What started as one man’s way of generating retirement income is bringing a small downtown back to life.
In 2010, Mike Sudol, a businessman in the tech industry, left his life of international travel behind to settle down with his wife in Spencer, Indiana. Mike had long been interested in downtown architecture and real estate. When land near his home went up for auction, Sudol decided to purchase and renovate the property. With subcontractors and a bit of elbow grease, he and his wife fixed it up and turned it into a rental property.
Mr. Sudol realized renovating old properties was something that he enjoyed. Shortly after, in the summer of 2012, an old historic building in downtown Spencer with its façade subtly engraved, “Agricultural Epitomist,” went onto the market.
The three-story limestone structure along South Main Street, constructed in 1910, was originally built to print a famous farming periodical circulated throughout the country. The Agricultural Epitomist was a publication with an audience of people leaving the east coast and settling on large plots of land in the Midwest and throughout rural America. Many were unfamiliar with rural living and farming and turned to the Agricultural Epitomist to educate them on when to grow certain crops and what farming machinery to use. At one point in time, the magazine had over one million subscribers. Eventually, the publication’s name was changed to “Farm Life Magazine” before shuttering in the 1930s.
Like many rural areas across the country, when big box stores came to Spencer, many small businesses closed their doors, devastating downtown vitality. After the magazine shut down in the 1930s, the building served a variety of purposes. When the Agricultural Epitomist building was put up for sale, Cook Medical was funding the historic Tivoli Theatre’s renovation, also located in downtown Spencer. The Sudol’s were inspired to bring The Agricultural Epitomist building back into good use when he saw the theatre being transformed. A town Sudol had thought was dying showed potential of returning to the vibrancy of a century ago.
Once the Agricultural Epitomist building was in his possession, Sudol rolled up his sleeves and got to work. The building was in bad shape and in need of work. A new roof, windows, and a heating and cooling system were installed first. The rest of the restoration took two years to finish, with Sudol doing all the design work himself. Upon completion, Sudol had created five four loft-style apartments and first-floor commercial space.
Having never worked in real estate or historic preservation, Sudol learned along the way. He read up on the subject (which included original copies of The Agricultural Epitomist from 1898 and 1902) and learned about best practices from around the country. He also got involved with Spencer Main Street and the Historical Society to build community connections throughout the renovation process.
Over time, other downtown buildings came onto the market. The Sudol’s bought what was previously an Odd Fellows Club and, in 15 months, turned it into his wife’s current business, The Dragonfly Gallery. Around the time of the Gallery’s opening, both the Tivoli Theatre and Mainstreet Coffee opened, creating a newfound liveliness in and around downtown Spencer.
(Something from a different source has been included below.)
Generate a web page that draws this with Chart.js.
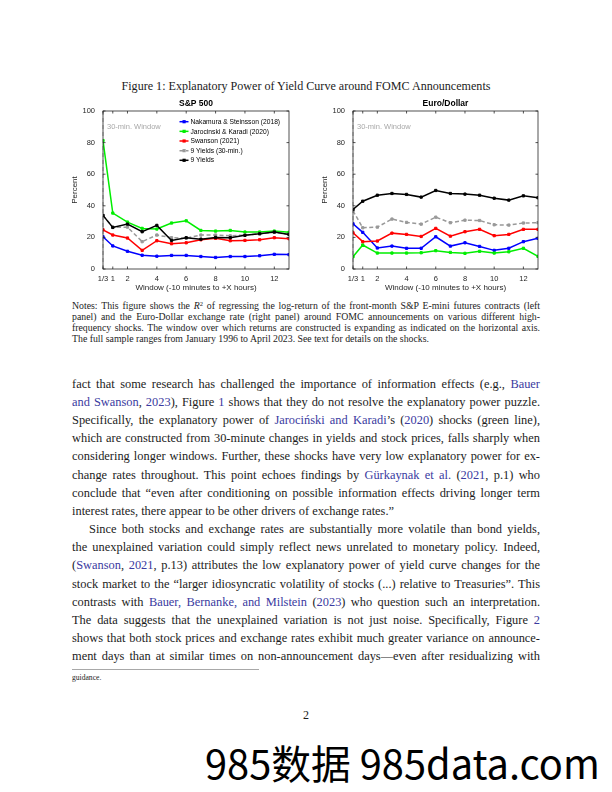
<!DOCTYPE html>
<html>
<head>
<meta charset="utf-8">
<script src="https://cdn.jsdelivr.net/npm/chart.js@4.4.0/dist/chart.umd.min.js"></script>
<style>
  body { margin: 0; background: #fff; }
  #page { position: relative; width: 612px; height: 792px; overflow: hidden; font-family: "Liberation Serif", serif; color: #1c1c1c; }
  .ln { position: absolute; left: 72px; white-space: nowrap; font-size: 12px; line-height: 12px; }
  .nt { font-size: 9px; line-height: 9px; }
  .c { color: #3a3aa0; }
  sup { font-size: 6.5px; line-height: 0; vertical-align: 3px; }
  .box { position: absolute; }
</style>
</head>
<body>
<div id="page">
  <div id="caption" class="ln" style="left:0;width:612px;text-align:center;top:80px;font-size:11.5px;">Figure 1: Explanatory Power of Yield Curve around FOMC Announcements</div>

  <div class="box" style="left:60px;top:95px;width:240px;height:200px;"><canvas id="spChart"></canvas></div>
  <div class="box" style="left:310px;top:95px;width:240px;height:200px;"><canvas id="fxChart"></canvas></div>

  <div class="ln nt j">Notes: This figure shows the <i>R</i><sup>2</sup> of regressing the log-return of the front-month S&amp;P E-mini futures contracts (left</div>
  <div class="ln nt j">panel) and the Euro-Dollar exchange rate (right panel) around FOMC announcements on various different high-</div>
  <div class="ln nt j">frequency shocks. The window over which returns are constructed is expanding as indicated on the horizontal axis.</div>
  <div class="ln nt last">The full sample ranges from January 1996 to April 2023. See text for details on the shocks.</div>

  <div class="ln bd j">fact that some research has challenged the importance of information effects (e.g., <span class="c">Bauer</span></div>
  <div class="ln bd j"><span class="c">and Swanson</span>, <span class="c">2023</span>), Figure <span class="c">1</span> shows that they do not resolve the explanatory power puzzle.</div>
  <div class="ln bd j">Specifically, the explanatory power of <span class="c">Jarociński and Karadi</span>’s (<span class="c">2020</span>) shocks (green line),</div>
  <div class="ln bd j">which are constructed from 30-minute changes in yields and stock prices, falls sharply when</div>
  <div class="ln bd j">considering longer windows. Further, these shocks have very low explanatory power for ex-</div>
  <div class="ln bd j">change rates throughout. This point echoes findings by <span class="c">Gürkaynak et al.</span> (<span class="c">2021</span>, p.1) who</div>
  <div class="ln bd j">conclude that “even after conditioning on possible information effects driving longer term</div>
  <div class="ln bd last">interest rates, there appear to be other drivers of exchange rates.”</div>
  <div class="ln bd j" style="padding-left:17px;">Since both stocks and exchange rates are substantially more volatile than bond yields,</div>
  <div class="ln bd j">the unexplained variation could simply reflect news unrelated to monetary policy. Indeed,</div>
  <div class="ln bd j">(<span class="c">Swanson</span>, <span class="c">2021</span>, p.13) attributes the low explanatory power of yield curve changes for the</div>
  <div class="ln bd j">stock market to the “larger idiosyncratic volatility of stocks (...) relative to Treasuries”. This</div>
  <div class="ln bd j">contrasts with <span class="c">Bauer, Bernanke, and Milstein</span> (<span class="c">2023</span>) who question such an interpretation.</div>
  <div class="ln bd j">The data suggests that the unexplained variation is not just noise. Specifically, Figure <span class="c">2</span></div>
  <div class="ln bd j">shows that both stock prices and exchange rates exhibit much greater variance on announce-</div>
  <div class="ln bd j">ment days than at similar times on non-announcement days—even after residualizing with</div>

  <div style="position:absolute;left:72px;top:669px;width:187px;height:1px;background:#a8a8a8;"></div>
  <div class="ln" style="top:673.5px;font-size:7.6px;line-height:7.6px;">guidance.</div>
  <div class="ln" style="left:0;width:612px;text-align:center;top:709px;">2</div>
  <div id="mark" style="position:absolute;left:205px;top:737px;white-space:nowrap;font-family:'Noto Sans CJK SC','Noto Sans',sans-serif;font-size:40px;line-height:50px;color:#000;">985数据 985data.com</div>
</div>

<script>
// windows: -10 minutes to +X hours
const hours = [1/3, 1, 2, 3, 4, 5, 6, 7, 8, 9, 10, 11, 12, 13];
const seriesLabels = ['Nakamura & Steinsson (2018)', 'Jarocinski & Karadi (2020)', 'Swanson (2021)', '9 Yields (30-min.)', '9 Yields'];

// S&P 500, percent
const spNakamura   = [20.4, 14.6, 11.2, 8.7, 8.1, 8.6, 8.6, 7.9, 7.3, 7.9, 7.9, 8.4, 9.3, 9.1];
const spJarocinski = [81.3, 35.4, 29.7, 25.7, 25.3, 29.1, 30.5, 24.4, 24.0, 24.4, 23.4, 23.4, 24.0, 23.2];
const spSwanson    = [24.8, 21.5, 19.6, 11.8, 17.9, 16.0, 16.6, 18.5, 19.4, 17.9, 18.1, 18.5, 19.8, 19.2];
const spYields30   = [33.9, 26.5, 26.5, 17.3, 21.5, 19.8, 19.5, 21.5, 21.5, 21.0, 21.5, 22.3, 23.2, 21.9];
const spYields     = [33.9, 26.3, 28.4, 23.6, 27.6, 18.1, 19.8, 18.9, 20.0, 19.8, 21.3, 22.3, 23.4, 21.9];

// Euro/Dollar, percent
const fxNakamura   = [28.6, 23.2, 13.3, 14.5, 13.1, 13.1, 20.4, 14.5, 16.6, 14.3, 11.8, 13.1, 17.3, 19.4];
const fxJarocinski = [7.8, 15.2, 10.1, 10.1, 10.1, 10.3, 11.6, 10.5, 9.9, 11.2, 10.1, 10.9, 13.1, 8.0];
const fxSwanson    = [22.9, 17.3, 17.7, 22.7, 21.9, 20.6, 25.7, 20.8, 23.6, 25.1, 21.1, 21.9, 25.1, 25.1];
const fxYields30   = [36.8, 26.1, 26.5, 31.6, 29.5, 28.4, 32.8, 29.3, 30.9, 30.7, 28.0, 27.8, 29.1, 29.3];
const fxYields     = [37.7, 42.9, 46.7, 47.8, 47.2, 45.5, 49.7, 47.8, 47.4, 46.7, 44.8, 43.6, 46.3, 45.1];

const xTicks = [1/3, 1, 2, 4, 6, 8, 10, 12];
const xTickLabels = ['1/3', '1', '2', '4', '6', '8', '10', '12'];
const yTicks = [0, 20, 40, 60, 80, 100];
const windowMark = 1/3;
const windowLabel = '30-min. Window';

const colors = ['#0000ff', '#00ee00', '#ff0000', '#999999', '#000000'];
const axisColor = '#262626';
const sans = '"Liberation Sans", Arial, sans-serif';

function makeSets(series) {
    return series.map((vals, i) => ({
        label: seriesLabels[i],
        data: vals.map((v, j) => ({ x: hours[j], y: v })),
        borderColor: colors[i],
        backgroundColor: colors[i],
        pointBackgroundColor: colors[i],
        pointBorderColor: colors[i],
        borderWidth: 1.5,
        borderDash: i === 3 ? [4, 2.5] : [],
        pointStyle: 'rect',
        pointRadius: 1.6,
        pointBorderWidth: 1,
        order: 4 - i // black drawn on top
    }));
}

// MATLAB-like box, inward ticks, title, window marker and legend
const matlabAxes = {
    id: 'matlabAxes',
    beforeDatasetsDraw(chart) {
        const { ctx, chartArea: a, scales: { x } } = chart;
        const px = x.getPixelForValue(windowMark);
        ctx.save();
        ctx.strokeStyle = '#a8a8a8';
        ctx.lineWidth = 1;
        ctx.setLineDash([4, 3]);
        ctx.beginPath();
        ctx.moveTo(px, a.top);
        ctx.lineTo(px, a.bottom);
        ctx.stroke();
        ctx.fillStyle = '#a8a8a8';
        ctx.font = '7.5px ' + sans;
        ctx.textBaseline = 'middle';
        ctx.fillText(windowLabel, px + 4, a.top + 16);
        ctx.restore();
    },
    afterDraw(chart, args, opts) {
        const { ctx, chartArea: a, scales: { x, y } } = chart;
        ctx.save();
        ctx.strokeStyle = axisColor;
        ctx.lineWidth = 0.8;
        ctx.strokeRect(a.left, a.top, a.right - a.left, a.bottom - a.top);
        ctx.beginPath();
        xTicks.forEach(v => {
            const p = x.getPixelForValue(v);
            ctx.moveTo(p, a.bottom); ctx.lineTo(p, a.bottom - 2.5);
            ctx.moveTo(p, a.top); ctx.lineTo(p, a.top + 2.5);
        });
        yTicks.forEach(v => {
            const p = y.getPixelForValue(v);
            ctx.moveTo(a.left, p); ctx.lineTo(a.left + 2.5, p);
            ctx.moveTo(a.right, p); ctx.lineTo(a.right - 2.5, p);
        });
        ctx.stroke();

        ctx.fillStyle = '#000';
        ctx.font = 'bold 8.5px ' + sans;
        ctx.textAlign = 'center';
        ctx.textBaseline = 'middle';
        ctx.fillText(opts.title, (a.left + a.right) / 2, 9);

        if (opts.legend) {
            ctx.font = '6.7px ' + sans;
            ctx.textAlign = 'left';
            chart.data.datasets.forEach((ds, i) => {
                const ly = 26.7 + i * 9.65;
                ctx.strokeStyle = ds.borderColor;
                ctx.fillStyle = ds.borderColor;
                ctx.lineWidth = 1.5;
                ctx.setLineDash(ds.borderDash);
                ctx.beginPath();
                ctx.moveTo(119.5, ly); ctx.lineTo(128.5, ly);
                ctx.stroke();
                ctx.setLineDash([]);
                ctx.fillRect(122.5, ly - 1.6, 3.2, 3.2);
                ctx.fillStyle = '#000';
                ctx.fillText(ds.label, 130.5, ly + 0.3);
            });
        }
        ctx.restore();
    }
};

function makeChart(id, series, title, legend, rightPad) {
    new Chart(document.getElementById(id), {
        type: 'line',
        data: { datasets: makeSets(series) },
        options: {
            responsive: true,
            maintainAspectRatio: false,
            animation: false,
            layout: { padding: { top: 16, right: rightPad, left: 0, bottom: 0 } },
            plugins: {
                legend: { display: false },
                tooltip: { enabled: false },
                matlabAxes: { title: title, legend: legend }
            },
            scales: {
                x: {
                    type: 'linear',
                    min: 1/3,
                    max: 13,
                    afterBuildTicks: (s) => { s.ticks = xTicks.map(v => ({ value: v })); },
                    afterFit: (s) => { s.height = 26; },
                    grid: { display: false, drawTicks: false },
                    border: { display: false },
                    ticks: {
                        autoSkip: false, maxRotation: 0, padding: 5,
                        color: axisColor, font: { family: sans, size: 7.5 },
                        callback: (v, i) => xTickLabels[i]
                    },
                    title: {
                        display: true, text: 'Window (-10 minutes to +X hours)',
                        color: axisColor, font: { family: sans, size: 8 },
                        padding: { top: 0, bottom: 2 }
                    }
                },
                y: {
                    min: 0,
                    max: 100,
                    afterBuildTicks: (s) => { s.ticks = yTicks.map(v => ({ value: v })); },
                    afterFit: (s) => { s.width = 43; },
                    grid: { display: false, drawTicks: false },
                    border: { display: false },
                    ticks: { padding: 8, color: axisColor, font: { family: sans, size: 7.5 } },
                    title: {
                        display: true, text: 'Percent',
                        color: axisColor, font: { family: sans, size: 8 },
                        padding: { top: 10, bottom: 0 }
                    }
                }
            }
        },
        plugins: [matlabAxes]
    });
}

makeChart('spChart', [spNakamura, spJarocinski, spSwanson, spYields30, spYields], 'S&P 500', true, 11);
makeChart('fxChart', [fxNakamura, fxJarocinski, fxSwanson, fxYields30, fxYields], 'Euro/Dollar', false, 12);

// lay out the text lines and justify them to the 468px text width
function setLines(sel, firstCenter, step, size, xCenter) {
    const els = Array.from(document.querySelectorAll(sel));
    els.forEach((el, i) => {
        el.style.fontSize = size + 'px';
        el.style.lineHeight = size + 'px';
        el.style.top = (firstCenter + step * i - xCenter * size) + 'px';
    });
    return els;
}
function fitFont(els, base, target) {
    const ratios = els.filter(e => e.classList.contains('j')).map(e => target / e.getBoundingClientRect().width);
    ratios.sort((a, b) => a - b);
    return base * ratios[Math.floor(ratios.length / 2)];
}
function justify(els) {
    els.forEach(el => {
        if (!el.classList.contains('j')) return;
        const w = el.getBoundingClientRect().width;
        const n = el.textContent.trim().split(/\s+/).length - 1;
        el.style.wordSpacing = ((468 - w) / n) + 'px';
    });
}
let body = setLines('.bd', 385.4, 18.16, 12, 0.61);
const bodySize = Math.min(12.4, fitFont(body, 12, 460));
body = setLines('.bd', 385.4, 18.16, bodySize, 0.61);
justify(body);

let notes = setLines('.nt', 307.3, 10.9, 9, 0.61);
const noteSize = Math.min(9.8, fitFont(notes, 9, 462));
notes = setLines('.nt', 307.3, 10.9, noteSize, 0.61);
justify(notes);

const cap = document.getElementById('caption');
const capSpan = document.createElement('span');
capSpan.textContent = cap.textContent;
cap.textContent = '';
cap.appendChild(capSpan);
const capSize = 11.5 * 369 / capSpan.getBoundingClientRect().width;
cap.style.fontSize = capSize + 'px';
cap.style.lineHeight = capSize + 'px';
cap.style.top = (87 - 0.61 * capSize) + 'px';

const mark = document.getElementById('mark');
mark.style.fontSize = (40 * 395 / mark.getBoundingClientRect().width) + 'px';
</script>
</body>
</html>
Sudol next renovated buildings at 54 and 60 E Market St to create three commercial spaces on the ground level and three loft-style apartments on the 2nd floor.
“If a community has a strong economic base, good schools, is close to nature, and has community involvement, then it has real potential for success,” said Sudol. “Spencer has all four.”
It just took an unlikely resident to become a small-town developer and a catalyst for change. Mike Sudol is an excellent example of how everyday residents can significantly impact and help transform their communities and, in the process, advance possibility and prosperity in the Indiana Uplands.